Gottheiten schon notwendige Requisiten, und die Art, wie er Mythologie und christliche Anschauungswelt friedlich nebeneinander laufen lässt, beweist, dass er von seinem Standpunkt die Gegenaktion sowohl eines Savonarola und Tasso wie eines du Bartas nicht hätte verstehen können.1) Sidney dagegen, der weiter als die meisten seiner Zeitgenossen zu einem wirklichen Verständnis der Antike vorgedrungen war, dem dadurch und durch seinen christlichen. Standpunkt, trotz aller Renaissancezugehörigkeit, das Ankämpfen der Kirchenväter gegen die abgöttische Mythologieverwendung wohl verständlich war, meidet in seinem Werk sowohl eine Umbiegung wie eine überreichliche Verwendung der klassischen Mythologie.
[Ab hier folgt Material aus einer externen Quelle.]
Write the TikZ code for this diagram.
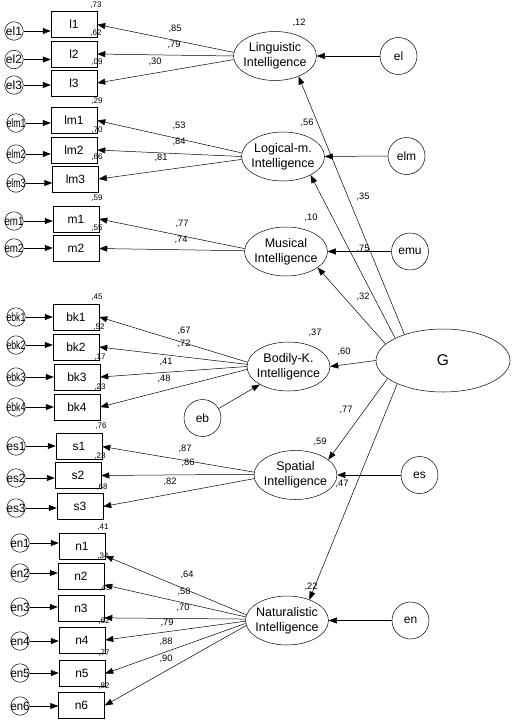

Sich des Deckmantels der antiken Religion, besonders bei Berührung religiöser Fragen, zu bedienen, war ihm unmöglich und lieber gibt er, seiner eigenen Theorie eigentlich widersprechend, ein Gemisch heidnischer und christlicher Begriffe. Aber auch da verfährt er so, dass nichts dem christlichen Empfinden widerspricht. Nur in vereinzelten Fällen zieht eine der Figuren der Arkadia oder der Dichter selbst Gestalten der antiken Mythologie oder Sage zum Vergleich mit anderen Geschehnissen heran, aber in einer natürlich wirkenden, dem Fall angepassten Art und Weise, die völlig frei ist von der gesuchten Gelehrsamkeit eines Lily. Es geschieht mehr in einer der Renaissance ebenfalls vertrauten Empfindung, Parallelen aus der nach in der Gegenwart nutzbaren Lehren durchstöberten Antike aufzuzeigen (vgl. Brie/Sidneys Arc. S. 197 ff., daselbst auch die Belege). Sowie dann nicht mehr weltliche sondern religiöse Themen den Dichtern vorliegen, ist ein weiteres Zurücktreten der antiken Mythologie ja selbstverständlich. Dass trotzdem die Spenserschule und also auch Phineas Fletcher an einem reichlichen Gebrauch festhält, ist nach dem Vorbild des Meisters zu erwarten. Sein Stoff scheint die Antike auszuschliessen, mehr noch als der Spensers, und die Anspielungen auf antike Mythen, die er nach dessen Vorgang als einziges Erbe der Liebe zur antiken Dichtung in seinem Epos anbringt, wirken fremd in der vom Geist mittelalterlicher Allegorie durchdrungenen Dichtung. Die an sich vielleicht mittelalterliche, aber in ihren Ergebnissen Antike und Christentum als fremde Mächte enthüllende Mythologiedeutung der Theoretiker war bei den Dichtern erst unvollkommen erwacht, die offenkundige

1) Die Resultate von A. E. Sawtelle/The Sources of Spenser's Classical Mythology, Boston 1896, konnte ich leider nicht vergleichen, da das Buch laut Auskunftsbüro nur an der Universitätsbibliothek Strassburg vorhanden.